= TASK GOAL =
Return the entries verbatim and drop every picture.

= DATASET =
· · · · ·
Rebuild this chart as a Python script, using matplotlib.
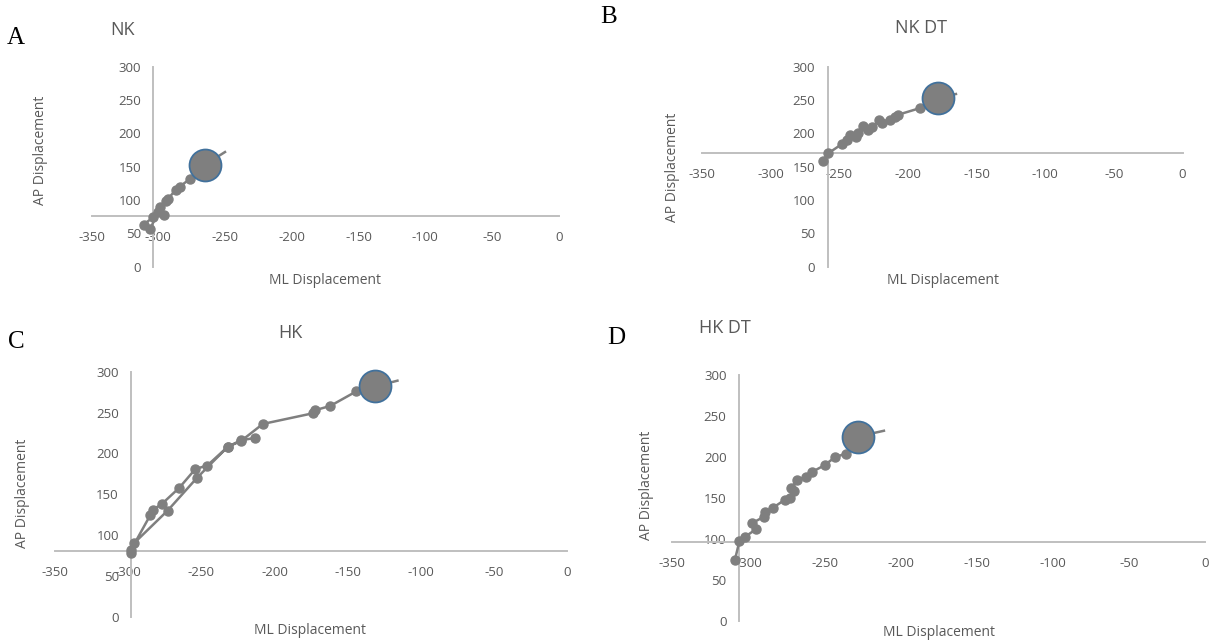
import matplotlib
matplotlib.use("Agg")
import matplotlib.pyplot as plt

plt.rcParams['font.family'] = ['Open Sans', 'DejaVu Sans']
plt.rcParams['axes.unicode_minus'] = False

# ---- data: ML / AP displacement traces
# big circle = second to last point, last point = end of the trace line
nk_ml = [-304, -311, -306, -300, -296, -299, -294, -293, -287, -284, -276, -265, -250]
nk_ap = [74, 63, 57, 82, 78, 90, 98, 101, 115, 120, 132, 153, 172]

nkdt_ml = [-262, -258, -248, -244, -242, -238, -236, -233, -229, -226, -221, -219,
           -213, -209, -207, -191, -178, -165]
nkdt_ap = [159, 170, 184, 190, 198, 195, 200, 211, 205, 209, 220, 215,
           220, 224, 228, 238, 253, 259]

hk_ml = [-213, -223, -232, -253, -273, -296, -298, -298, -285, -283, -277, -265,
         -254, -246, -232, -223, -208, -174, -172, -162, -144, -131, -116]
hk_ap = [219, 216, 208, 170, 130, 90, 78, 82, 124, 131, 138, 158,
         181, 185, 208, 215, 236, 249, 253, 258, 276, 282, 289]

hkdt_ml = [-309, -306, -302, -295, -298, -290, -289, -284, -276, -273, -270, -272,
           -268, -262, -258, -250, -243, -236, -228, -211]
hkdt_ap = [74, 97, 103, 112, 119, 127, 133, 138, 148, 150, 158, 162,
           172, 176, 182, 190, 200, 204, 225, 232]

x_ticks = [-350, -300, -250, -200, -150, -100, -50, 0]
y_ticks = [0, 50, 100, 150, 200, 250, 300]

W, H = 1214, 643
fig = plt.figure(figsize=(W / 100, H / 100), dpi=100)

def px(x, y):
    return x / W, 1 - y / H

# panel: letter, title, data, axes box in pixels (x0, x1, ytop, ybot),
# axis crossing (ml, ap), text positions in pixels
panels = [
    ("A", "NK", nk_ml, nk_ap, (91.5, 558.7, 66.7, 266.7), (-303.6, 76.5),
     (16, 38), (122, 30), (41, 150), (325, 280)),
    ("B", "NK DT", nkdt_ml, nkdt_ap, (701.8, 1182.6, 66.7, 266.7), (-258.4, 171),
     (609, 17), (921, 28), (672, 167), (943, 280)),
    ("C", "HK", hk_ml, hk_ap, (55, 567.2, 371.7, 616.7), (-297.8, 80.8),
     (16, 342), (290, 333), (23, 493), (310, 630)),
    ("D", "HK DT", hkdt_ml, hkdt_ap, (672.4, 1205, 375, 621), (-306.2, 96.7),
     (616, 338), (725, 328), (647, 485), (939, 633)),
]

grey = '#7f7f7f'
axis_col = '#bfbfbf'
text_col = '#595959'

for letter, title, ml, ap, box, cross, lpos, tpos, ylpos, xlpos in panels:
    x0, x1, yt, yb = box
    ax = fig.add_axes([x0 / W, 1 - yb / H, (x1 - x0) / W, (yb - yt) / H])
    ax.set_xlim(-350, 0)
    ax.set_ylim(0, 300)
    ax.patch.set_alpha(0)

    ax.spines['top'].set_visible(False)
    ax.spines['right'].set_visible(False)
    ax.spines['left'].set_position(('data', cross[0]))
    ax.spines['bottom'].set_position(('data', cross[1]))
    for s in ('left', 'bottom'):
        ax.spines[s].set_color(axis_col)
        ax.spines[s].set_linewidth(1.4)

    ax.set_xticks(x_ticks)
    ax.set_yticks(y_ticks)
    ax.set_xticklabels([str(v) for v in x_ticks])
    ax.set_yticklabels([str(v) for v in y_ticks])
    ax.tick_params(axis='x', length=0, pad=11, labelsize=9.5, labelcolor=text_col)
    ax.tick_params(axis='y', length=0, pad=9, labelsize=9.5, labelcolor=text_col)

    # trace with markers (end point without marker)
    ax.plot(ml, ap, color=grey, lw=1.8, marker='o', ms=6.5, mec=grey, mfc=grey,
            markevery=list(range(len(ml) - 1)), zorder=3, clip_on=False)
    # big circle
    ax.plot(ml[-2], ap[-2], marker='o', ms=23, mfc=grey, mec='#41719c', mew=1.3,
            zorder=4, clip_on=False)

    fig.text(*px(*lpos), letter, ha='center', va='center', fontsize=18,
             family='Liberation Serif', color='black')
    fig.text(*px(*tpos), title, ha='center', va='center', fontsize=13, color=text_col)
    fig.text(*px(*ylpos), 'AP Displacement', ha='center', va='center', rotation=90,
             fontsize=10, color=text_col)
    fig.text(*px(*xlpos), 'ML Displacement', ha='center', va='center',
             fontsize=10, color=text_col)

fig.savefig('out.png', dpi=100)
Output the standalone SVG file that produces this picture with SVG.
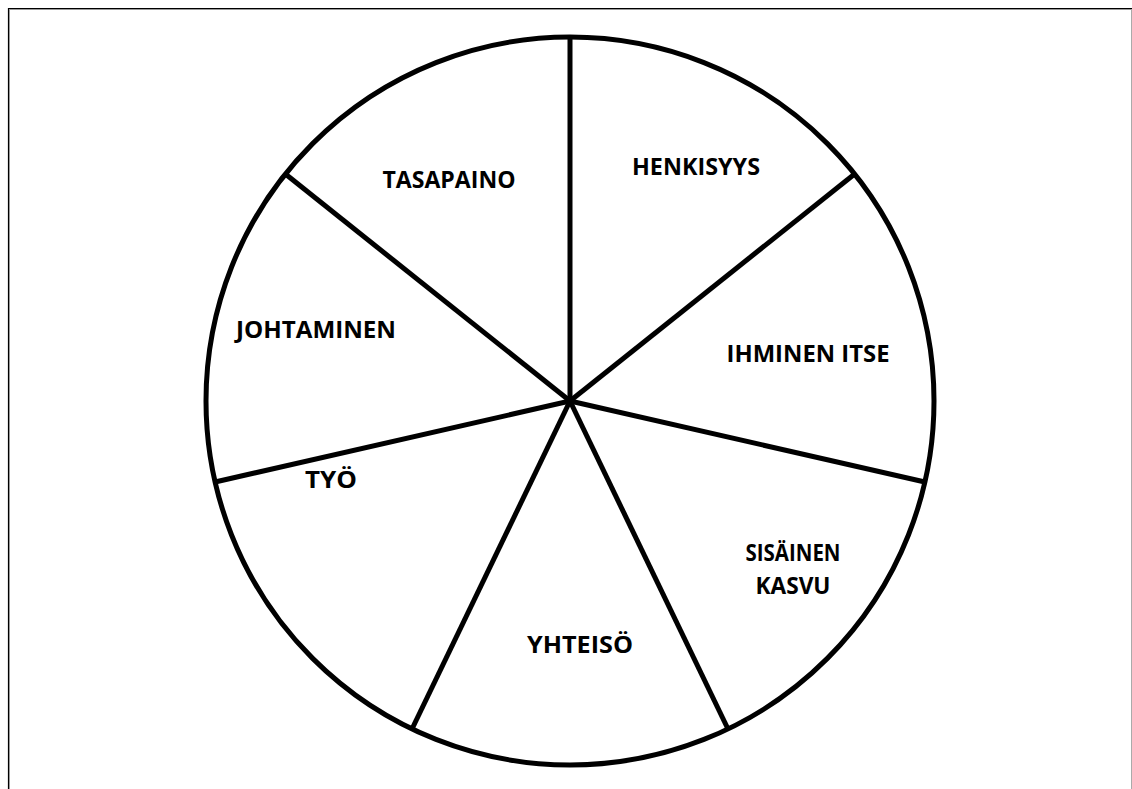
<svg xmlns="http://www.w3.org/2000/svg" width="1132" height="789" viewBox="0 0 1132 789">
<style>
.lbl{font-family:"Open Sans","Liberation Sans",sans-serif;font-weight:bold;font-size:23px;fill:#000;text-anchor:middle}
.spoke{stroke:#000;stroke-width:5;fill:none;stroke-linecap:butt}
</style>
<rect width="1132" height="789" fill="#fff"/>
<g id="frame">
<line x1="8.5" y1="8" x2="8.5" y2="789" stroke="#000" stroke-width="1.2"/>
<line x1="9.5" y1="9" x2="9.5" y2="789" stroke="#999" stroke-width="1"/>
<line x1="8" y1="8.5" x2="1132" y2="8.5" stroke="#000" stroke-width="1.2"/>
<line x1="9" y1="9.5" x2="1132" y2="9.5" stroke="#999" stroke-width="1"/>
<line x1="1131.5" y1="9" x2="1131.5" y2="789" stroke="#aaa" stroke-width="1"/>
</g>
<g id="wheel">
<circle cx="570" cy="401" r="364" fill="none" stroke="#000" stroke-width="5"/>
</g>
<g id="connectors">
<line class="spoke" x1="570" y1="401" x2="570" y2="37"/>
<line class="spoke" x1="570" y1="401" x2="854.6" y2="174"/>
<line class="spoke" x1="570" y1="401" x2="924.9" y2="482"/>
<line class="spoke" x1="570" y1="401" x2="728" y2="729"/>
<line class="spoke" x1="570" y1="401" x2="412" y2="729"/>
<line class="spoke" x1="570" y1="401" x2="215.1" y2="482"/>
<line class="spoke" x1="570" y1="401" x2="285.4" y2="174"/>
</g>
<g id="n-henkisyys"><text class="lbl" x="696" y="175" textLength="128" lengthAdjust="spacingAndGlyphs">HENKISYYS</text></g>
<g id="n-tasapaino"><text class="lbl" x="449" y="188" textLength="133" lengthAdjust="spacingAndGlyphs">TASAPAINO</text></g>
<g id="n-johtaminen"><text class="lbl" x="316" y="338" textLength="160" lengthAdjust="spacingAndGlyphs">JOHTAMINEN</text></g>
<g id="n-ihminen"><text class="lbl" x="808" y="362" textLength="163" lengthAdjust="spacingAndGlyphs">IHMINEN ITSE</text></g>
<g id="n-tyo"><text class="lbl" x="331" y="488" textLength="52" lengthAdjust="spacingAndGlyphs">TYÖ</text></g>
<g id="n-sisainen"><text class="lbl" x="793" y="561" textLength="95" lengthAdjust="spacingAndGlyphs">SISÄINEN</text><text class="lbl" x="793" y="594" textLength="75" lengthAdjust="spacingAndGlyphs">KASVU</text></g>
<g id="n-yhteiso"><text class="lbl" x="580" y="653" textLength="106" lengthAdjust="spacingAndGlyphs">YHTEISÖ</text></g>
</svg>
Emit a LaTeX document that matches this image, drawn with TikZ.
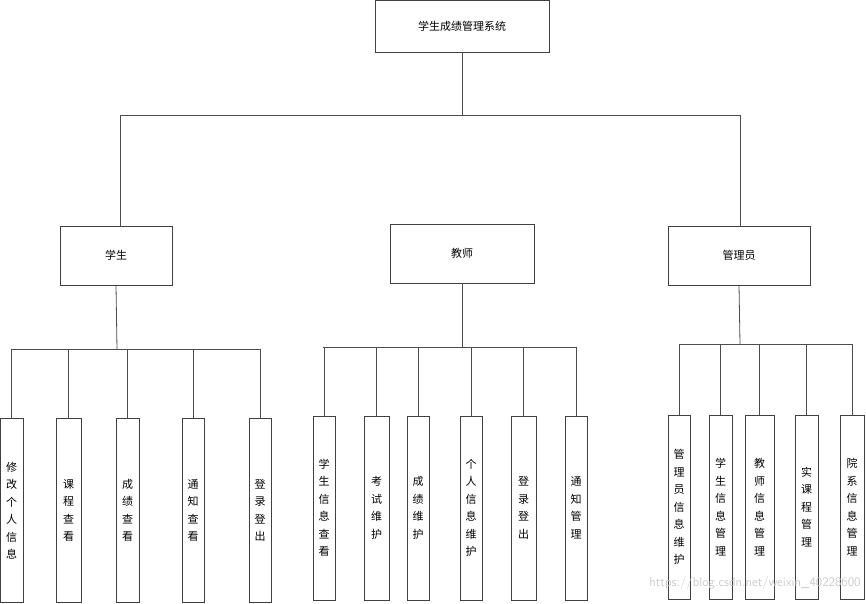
· · · · ·
= RESULT =
Rebuild this chart as a Python script, using matplotlib.
import matplotlib
matplotlib.use("Agg")
import matplotlib.pyplot as plt

plt.rcParams['font.family'] = ['Open Sans', 'DejaVu Sans']
plt.rcParams['axes.unicode_minus'] = False

# ---- data: ML / AP displacement traces
# big circle = second to last point, last point = end of the trace line
nk_ml = [-304, -311, -306, -300, -296, -299, -294, -293, -287, -284, -276, -265, -250]
nk_ap = [74, 63, 57, 82, 78, 90, 98, 101, 115, 120, 132, 153, 172]

nkdt_ml = [-262, -258, -248, -244, -242, -238, -236, -233, -229, -226, -221, -219,
           -213, -209, -207, -191, -178, -165]
nkdt_ap = [159, 170, 184, 190, 198, 195, 200, 211, 205, 209, 220, 215,
           220, 224, 228, 238, 253, 259]

hk_ml = [-213, -223, -232, -253, -273, -296, -298, -298, -285, -283, -277, -265,
         -254, -246, -232, -223, -208, -174, -172, -162, -144, -131, -116]
hk_ap = [219, 216, 208, 170, 130, 90, 78, 82, 124, 131, 138, 158,
         181, 185, 208, 215, 236, 249, 253, 258, 276, 282, 289]

hkdt_ml = [-309, -306, -302, -295, -298, -290, -289, -284, -276, -273, -270, -272,
           -268, -262, -258, -250, -243, -236, -228, -211]
hkdt_ap = [74, 97, 103, 112, 119, 127, 133, 138, 148, 150, 158, 162,
           172, 176, 182, 190, 200, 204, 225, 232]

x_ticks = [-350, -300, -250, -200, -150, -100, -50, 0]
y_ticks = [0, 50, 100, 150, 200, 250, 300]

W, H = 1214, 643
fig = plt.figure(figsize=(W / 100, H / 100), dpi=100)

def px(x, y):
    return x / W, 1 - y / H

# panel: letter, title, data, axes box in pixels (x0, x1, ytop, ybot),
# axis crossing (ml, ap), text positions in pixels
panels = [
    ("A", "NK", nk_ml, nk_ap, (91.5, 558.7, 66.7, 266.7), (-303.6, 76.5),
     (16, 38), (122, 30), (41, 150), (325, 280)),
    ("B", "NK DT", nkdt_ml, nkdt_ap, (701.8, 1182.6, 66.7, 266.7), (-258.4, 171),
     (609, 17), (921, 28), (672, 167), (943, 280)),
    ("C", "HK", hk_ml, hk_ap, (55, 567.2, 371.7, 616.7), (-297.8, 80.8),
     (16, 342), (290, 333), (23, 493), (310, 630)),
    ("D", "HK DT", hkdt_ml, hkdt_ap, (672.4, 1205, 375, 621), (-306.2, 96.7),
     (616, 338), (725, 328), (647, 485), (939, 633)),
]

grey = '#7f7f7f'
axis_col = '#bfbfbf'
text_col = '#595959'

for letter, title, ml, ap, box, cross, lpos, tpos, ylpos, xlpos in panels:
    x0, x1, yt, yb = box
    ax = fig.add_axes([x0 / W, 1 - yb / H, (x1 - x0) / W, (yb - yt) / H])
    ax.set_xlim(-350, 0)
    ax.set_ylim(0, 300)
    ax.patch.set_alpha(0)

    ax.spines['top'].set_visible(False)
    ax.spines['right'].set_visible(False)
    ax.spines['left'].set_position(('data', cross[0]))
    ax.spines['bottom'].set_position(('data', cross[1]))
    for s in ('left', 'bottom'):
        ax.spines[s].set_color(axis_col)
        ax.spines[s].set_linewidth(1.4)

    ax.set_xticks(x_ticks)
    ax.set_yticks(y_ticks)
    ax.set_xticklabels([str(v) for v in x_ticks])
    ax.set_yticklabels([str(v) for v in y_ticks])
    ax.tick_params(axis='x', length=0, pad=11, labelsize=9.5, labelcolor=text_col)
    ax.tick_params(axis='y', length=0, pad=9, labelsize=9.5, labelcolor=text_col)

    # trace with markers (end point without marker)
    ax.plot(ml, ap, color=grey, lw=1.8, marker='o', ms=6.5, mec=grey, mfc=grey,
            markevery=list(range(len(ml) - 1)), zorder=3, clip_on=False)
    # big circle
    ax.plot(ml[-2], ap[-2], marker='o', ms=23, mfc=grey, mec='#41719c', mew=1.3,
            zorder=4, clip_on=False)

    fig.text(*px(*lpos), letter, ha='center', va='center', fontsize=18,
             family='Liberation Serif', color='black')
    fig.text(*px(*tpos), title, ha='center', va='center', fontsize=13, color=text_col)
    fig.text(*px(*ylpos), 'AP Displacement', ha='center', va='center', rotation=90,
             fontsize=10, color=text_col)
    fig.text(*px(*xlpos), 'ML Displacement', ha='center', va='center',
             fontsize=10, color=text_col)

fig.savefig('out.png', dpi=100)
Output the standalone SVG file that produces this picture with SVG.
<svg xmlns="http://www.w3.org/2000/svg" width="1132" height="789" viewBox="0 0 1132 789">
<style>
.lbl{font-family:"Open Sans","Liberation Sans",sans-serif;font-weight:bold;font-size:23px;fill:#000;text-anchor:middle}
.spoke{stroke:#000;stroke-width:5;fill:none;stroke-linecap:butt}
</style>
<rect width="1132" height="789" fill="#fff"/>
<g id="frame">
<line x1="8.5" y1="8" x2="8.5" y2="789" stroke="#000" stroke-width="1.2"/>
<line x1="9.5" y1="9" x2="9.5" y2="789" stroke="#999" stroke-width="1"/>
<line x1="8" y1="8.5" x2="1132" y2="8.5" stroke="#000" stroke-width="1.2"/>
<line x1="9" y1="9.5" x2="1132" y2="9.5" stroke="#999" stroke-width="1"/>
<line x1="1131.5" y1="9" x2="1131.5" y2="789" stroke="#aaa" stroke-width="1"/>
</g>
<g id="wheel">
<circle cx="570" cy="401" r="364" fill="none" stroke="#000" stroke-width="5"/>
</g>
<g id="connectors">
<line class="spoke" x1="570" y1="401" x2="570" y2="37"/>
<line class="spoke" x1="570" y1="401" x2="854.6" y2="174"/>
<line class="spoke" x1="570" y1="401" x2="924.9" y2="482"/>
<line class="spoke" x1="570" y1="401" x2="728" y2="729"/>
<line class="spoke" x1="570" y1="401" x2="412" y2="729"/>
<line class="spoke" x1="570" y1="401" x2="215.1" y2="482"/>
<line class="spoke" x1="570" y1="401" x2="285.4" y2="174"/>
</g>
<g id="n-henkisyys"><text class="lbl" x="696" y="175" textLength="128" lengthAdjust="spacingAndGlyphs">HENKISYYS</text></g>
<g id="n-tasapaino"><text class="lbl" x="449" y="188" textLength="133" lengthAdjust="spacingAndGlyphs">TASAPAINO</text></g>
<g id="n-johtaminen"><text class="lbl" x="316" y="338" textLength="160" lengthAdjust="spacingAndGlyphs">JOHTAMINEN</text></g>
<g id="n-ihminen"><text class="lbl" x="808" y="362" textLength="163" lengthAdjust="spacingAndGlyphs">IHMINEN ITSE</text></g>
<g id="n-tyo"><text class="lbl" x="331" y="488" textLength="52" lengthAdjust="spacingAndGlyphs">TYÖ</text></g>
<g id="n-sisainen"><text class="lbl" x="793" y="561" textLength="95" lengthAdjust="spacingAndGlyphs">SISÄINEN</text><text class="lbl" x="793" y="594" textLength="75" lengthAdjust="spacingAndGlyphs">KASVU</text></g>
<g id="n-yhteiso"><text class="lbl" x="580" y="653" textLength="106" lengthAdjust="spacingAndGlyphs">YHTEISÖ</text></g>
</svg>
Emit a LaTeX document that matches this image, drawn with TikZ.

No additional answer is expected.